I wouldn’t mind if these customer service professionals had good reason to ignore such innocent and well meant entreaties.

For theirs and everyone else’s information, I am not Jack Nicholson with a bad case of writer’s block. I don’t have spittle oozing down my chin. I don’t smell like rotting cabbage. I don’t produce smells like rotting cabbage - at least, not in the company of strangers. And I don’t hand out leaflets inviting voters to support their local BNP councillor. Mind you, in certain parts of Oldham that would probably have a different effect.

I wouldn’t get so incensed if it weren’t for the frequent looks of confusion or annoyed surprise. What did I say? Should I perhaps have…spoken…more slow…ly? Increased tHE VOLUME - A - TAD? Or should I have spared them the social embarrassment of oral interaction by simply flashing my leisure pass, before striding cockily towards the changing rooms with barely a backwards glance?

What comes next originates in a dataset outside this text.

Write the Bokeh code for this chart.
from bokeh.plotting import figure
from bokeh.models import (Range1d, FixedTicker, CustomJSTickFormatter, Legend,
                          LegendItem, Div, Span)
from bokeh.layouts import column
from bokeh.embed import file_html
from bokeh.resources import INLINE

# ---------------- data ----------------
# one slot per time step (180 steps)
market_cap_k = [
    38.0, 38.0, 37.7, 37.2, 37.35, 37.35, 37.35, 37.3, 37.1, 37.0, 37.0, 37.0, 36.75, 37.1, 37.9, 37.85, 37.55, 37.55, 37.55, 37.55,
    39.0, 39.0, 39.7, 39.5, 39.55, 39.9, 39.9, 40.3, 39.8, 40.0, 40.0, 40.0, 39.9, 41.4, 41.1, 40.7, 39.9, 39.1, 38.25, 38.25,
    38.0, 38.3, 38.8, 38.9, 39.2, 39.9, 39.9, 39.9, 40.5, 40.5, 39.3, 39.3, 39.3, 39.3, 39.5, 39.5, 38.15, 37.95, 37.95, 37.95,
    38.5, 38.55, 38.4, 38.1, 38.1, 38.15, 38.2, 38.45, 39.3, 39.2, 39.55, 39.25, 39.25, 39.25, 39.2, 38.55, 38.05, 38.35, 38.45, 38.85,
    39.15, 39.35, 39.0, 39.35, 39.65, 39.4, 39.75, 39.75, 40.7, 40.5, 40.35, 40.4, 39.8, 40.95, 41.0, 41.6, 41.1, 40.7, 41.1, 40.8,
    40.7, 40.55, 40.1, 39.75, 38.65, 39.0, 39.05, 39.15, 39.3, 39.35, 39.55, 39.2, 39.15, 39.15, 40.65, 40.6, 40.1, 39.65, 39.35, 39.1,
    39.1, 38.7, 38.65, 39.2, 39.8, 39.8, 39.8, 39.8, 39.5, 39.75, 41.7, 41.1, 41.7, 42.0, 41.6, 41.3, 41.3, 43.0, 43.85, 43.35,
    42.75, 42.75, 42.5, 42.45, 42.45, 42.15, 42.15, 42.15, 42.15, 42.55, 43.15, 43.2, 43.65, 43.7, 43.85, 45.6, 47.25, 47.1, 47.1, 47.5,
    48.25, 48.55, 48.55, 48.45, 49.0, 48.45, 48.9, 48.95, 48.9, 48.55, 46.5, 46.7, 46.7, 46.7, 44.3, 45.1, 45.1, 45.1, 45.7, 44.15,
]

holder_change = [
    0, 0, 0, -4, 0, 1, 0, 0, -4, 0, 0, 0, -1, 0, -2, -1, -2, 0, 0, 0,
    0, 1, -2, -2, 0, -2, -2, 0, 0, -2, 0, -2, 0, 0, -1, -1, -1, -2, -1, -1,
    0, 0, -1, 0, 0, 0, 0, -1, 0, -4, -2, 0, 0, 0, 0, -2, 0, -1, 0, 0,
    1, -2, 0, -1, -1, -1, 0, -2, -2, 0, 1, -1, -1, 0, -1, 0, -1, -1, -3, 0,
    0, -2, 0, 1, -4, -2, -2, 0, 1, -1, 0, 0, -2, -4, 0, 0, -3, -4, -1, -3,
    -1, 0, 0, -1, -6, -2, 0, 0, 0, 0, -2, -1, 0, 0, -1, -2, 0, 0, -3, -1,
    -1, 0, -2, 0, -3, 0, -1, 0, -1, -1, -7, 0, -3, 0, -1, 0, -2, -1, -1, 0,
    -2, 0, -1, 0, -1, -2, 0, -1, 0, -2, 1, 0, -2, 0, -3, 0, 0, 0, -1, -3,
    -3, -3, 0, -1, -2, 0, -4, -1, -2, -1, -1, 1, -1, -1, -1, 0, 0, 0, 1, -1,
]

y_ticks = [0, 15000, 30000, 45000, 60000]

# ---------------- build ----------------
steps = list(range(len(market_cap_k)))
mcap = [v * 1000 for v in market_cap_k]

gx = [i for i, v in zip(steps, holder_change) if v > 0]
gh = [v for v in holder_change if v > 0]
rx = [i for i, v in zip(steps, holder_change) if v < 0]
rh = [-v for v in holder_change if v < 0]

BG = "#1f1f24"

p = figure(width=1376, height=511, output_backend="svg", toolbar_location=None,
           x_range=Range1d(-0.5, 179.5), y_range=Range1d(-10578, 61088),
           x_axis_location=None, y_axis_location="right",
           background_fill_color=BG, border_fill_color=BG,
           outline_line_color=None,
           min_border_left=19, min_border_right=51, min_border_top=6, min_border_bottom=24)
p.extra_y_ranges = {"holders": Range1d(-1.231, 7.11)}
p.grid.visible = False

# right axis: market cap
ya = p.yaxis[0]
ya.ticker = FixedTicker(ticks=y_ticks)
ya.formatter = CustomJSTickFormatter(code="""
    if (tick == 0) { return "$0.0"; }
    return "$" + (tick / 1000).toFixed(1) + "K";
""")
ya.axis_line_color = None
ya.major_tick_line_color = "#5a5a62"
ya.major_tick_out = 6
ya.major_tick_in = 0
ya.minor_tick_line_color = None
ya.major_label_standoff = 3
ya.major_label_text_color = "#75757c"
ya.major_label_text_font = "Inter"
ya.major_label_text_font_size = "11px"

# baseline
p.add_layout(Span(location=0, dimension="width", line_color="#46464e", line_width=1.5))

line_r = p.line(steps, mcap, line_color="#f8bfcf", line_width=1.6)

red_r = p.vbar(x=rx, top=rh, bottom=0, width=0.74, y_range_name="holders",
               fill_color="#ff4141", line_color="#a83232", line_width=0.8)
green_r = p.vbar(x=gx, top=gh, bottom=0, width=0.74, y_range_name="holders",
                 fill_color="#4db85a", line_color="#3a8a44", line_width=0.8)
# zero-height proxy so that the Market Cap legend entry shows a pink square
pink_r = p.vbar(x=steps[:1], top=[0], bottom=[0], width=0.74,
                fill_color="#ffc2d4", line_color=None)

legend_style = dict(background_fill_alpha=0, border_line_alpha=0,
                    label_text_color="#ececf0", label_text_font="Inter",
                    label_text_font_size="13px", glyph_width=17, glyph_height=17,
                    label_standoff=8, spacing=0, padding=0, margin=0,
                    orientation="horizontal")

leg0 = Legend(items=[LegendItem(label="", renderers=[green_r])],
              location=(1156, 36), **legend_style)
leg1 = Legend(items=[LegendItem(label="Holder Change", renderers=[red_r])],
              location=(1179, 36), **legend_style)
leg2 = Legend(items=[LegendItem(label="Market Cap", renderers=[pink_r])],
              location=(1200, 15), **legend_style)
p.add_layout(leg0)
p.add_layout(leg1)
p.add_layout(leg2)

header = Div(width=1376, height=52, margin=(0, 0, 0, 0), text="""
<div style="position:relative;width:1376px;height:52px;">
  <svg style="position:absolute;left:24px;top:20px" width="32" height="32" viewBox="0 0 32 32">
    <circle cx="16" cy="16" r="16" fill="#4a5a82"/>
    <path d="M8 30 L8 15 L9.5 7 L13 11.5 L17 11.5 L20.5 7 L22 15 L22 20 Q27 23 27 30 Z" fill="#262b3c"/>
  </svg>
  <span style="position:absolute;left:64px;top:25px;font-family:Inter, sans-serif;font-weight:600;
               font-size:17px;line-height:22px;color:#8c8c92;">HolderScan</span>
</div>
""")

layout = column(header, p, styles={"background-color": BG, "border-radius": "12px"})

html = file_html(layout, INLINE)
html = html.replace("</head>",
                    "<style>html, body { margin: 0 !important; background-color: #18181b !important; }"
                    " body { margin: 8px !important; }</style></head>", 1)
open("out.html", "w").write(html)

Now, I fully recognise that any job involving prolonged or frequent contact with the general public can fray the nerves, but I’m not the general public. I’m just me. I’m not demanding anything of my fellow human beings other than the brief acknowledgement that I exist and that this, on balance, is a good thing.

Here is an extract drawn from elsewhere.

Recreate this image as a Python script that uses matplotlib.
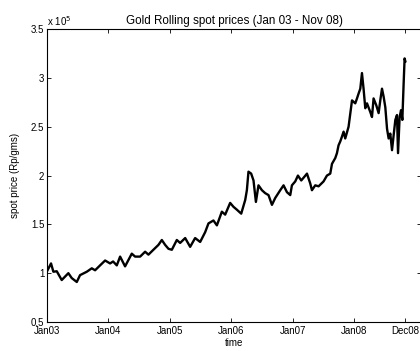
import numpy as np
import matplotlib
matplotlib.use('Agg')
import matplotlib.pyplot as plt
from matplotlib.ticker import FuncFormatter

plt.rcParams['font.family'] = ['Liberation Sans', 'DejaVu Sans']
plt.rcParams['font.size'] = 7

# years since Jan 2003
t = [0.000, 0.065, 0.103, 0.158, 0.239, 0.347, 0.402, 0.484, 0.537, 0.647,
     0.728, 0.782, 0.863, 0.945, 1.026, 1.075, 1.135, 1.189, 1.270, 1.379,
     1.433, 1.515, 1.596, 1.650, 1.731, 1.813, 1.868, 1.922, 1.976, 2.031,
     2.112, 2.166, 2.248, 2.329, 2.410, 2.492, 2.573, 2.627, 2.708, 2.764,
     2.845, 2.899, 2.980, 3.034, 3.090, 3.160, 3.225, 3.252, 3.278, 3.322,
     3.360, 3.399, 3.441, 3.497, 3.550, 3.604, 3.660, 3.713, 3.795, 3.849,
     3.904, 3.958, 3.985, 4.039, 4.083, 4.137, 4.191, 4.230, 4.283, 4.311,
     4.365, 4.419, 4.500, 4.555, 4.609, 4.637, 4.691, 4.718, 4.744, 4.772,
     4.800, 4.826, 4.853, 4.907, 4.963, 5.016, 5.044, 5.070, 5.098, 5.125,
     5.151, 5.179, 5.207, 5.261, 5.288, 5.314, 5.358, 5.396, 5.423, 5.451,
     5.477, 5.505, 5.533, 5.559, 5.586, 5.614, 5.640, 5.668, 5.695, 5.712,
     5.738, 5.761, 5.782, 5.803, 5.819, 5.831]

# spot price in Rp/gms
price = [102000, 110000, 101500, 102000, 93000, 100000, 95000, 91000, 98000, 101500,
         105000, 103000, 108000, 113000, 110000, 112000, 108000, 117000, 107000, 120000,
         117000, 117000, 122000, 119000, 124000, 129000, 134000, 129000, 125000, 124000,
         134000, 131000, 136000, 127000, 136000, 132000, 142000, 151000, 154000, 149000,
         163000, 160000, 172000, 168000, 165000, 161000, 175000, 185000, 204000, 202000,
         195000, 173000, 190000, 185000, 182000, 180000, 170000, 177000, 185000, 190000,
         183000, 180000, 190000, 194000, 200000, 195000, 199000, 202000, 192000, 185000,
         190000, 189000, 194000, 200000, 202000, 212000, 218000, 223000, 231000, 235000,
         240000, 245000, 238000, 250000, 277000, 274000, 279000, 284000, 289000, 305000,
         289000, 269000, 274000, 265000, 260000, 279000, 272000, 264000, 277000, 289000,
         281000, 270000, 248000, 238000, 243000, 226000, 241000, 257000, 262000, 223000,
         260000, 267000, 257000, 294000, 320000, 317000]

tick_pos = [0, 1, 2, 3, 4, 5, 5.831]
tick_labels = ['Jan03', 'Jan04', 'Jan05', 'Jan06', 'Jan07', 'Jan08', 'Dec08']

fig = plt.figure(figsize=(4.2, 3.51), dpi=100)
ax = fig.add_axes([0.112, 0.0826, 0.891, 0.8344])
ax.plot(t, price, color='black', linewidth=1.7)

ax.set_xlim(0, 6.09)
ax.set_ylim(0.5e5, 3.5e5)
ax.set_xticks(tick_pos)
ax.set_xticklabels(tick_labels)
ax.set_yticks(np.arange(0.5e5, 3.51e5, 0.5e5))
ax.yaxis.set_major_formatter(FuncFormatter(lambda v, p: '%g' % (v / 1e5)))
ax.tick_params(direction='in', length=3, width=0.6, top=True, right=True, pad=2)
ax.tick_params(axis='x', pad=3)
for s in ax.spines.values():
    s.set_linewidth(0.8)

ax.text(0, 1.005, r'x 10$^5$', transform=ax.transAxes, ha='left', va='bottom')
ax.set_title('Gold Rolling spot prices (Jan 03 - Nov 08)', pad=4)
ax.set_xlabel('time', labelpad=1)
ax.set_ylabel('spot price (Rp/gms)', labelpad=8)

fig.savefig('out.png', dpi=100)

A confession: I used to serve the public in my previous guise as an Assistant Manager of Oddbins.

Day in, day out I would dispense wine, spirits and cigarettes to the stressed and depressed commuters of London Bridge.

They were rude, aggressive and always in a hurry. Over time I picked up some of their attitudes, reflecting back their bitterness and resentment, as together we ploughed deeper the daily rut of our unsatisfying lives.

I’m not proud of this. I’m not proud of telling the man from Price Waterhouse to shove his rioja up his rectum (I did enjoy it at the time though). At least I recognised this gradual erosion of respect for what it was and quit before the urge to smash a jereboam over someone’s head became too strong to resist.

So that’s what I hate. I hate people who can’t be bothered to be nice. People who believe that there’s no point saying ‘hello’ or ‘goodbye’ because they assume they’ll get nothing back and everyone’s an arsehole until proven otherwise.

Maybe it’s a London thing.

They say people are nicer in the country, but then quite a few of them hunt foxes, drive Land Rovers and wear far too much green and I hate that too.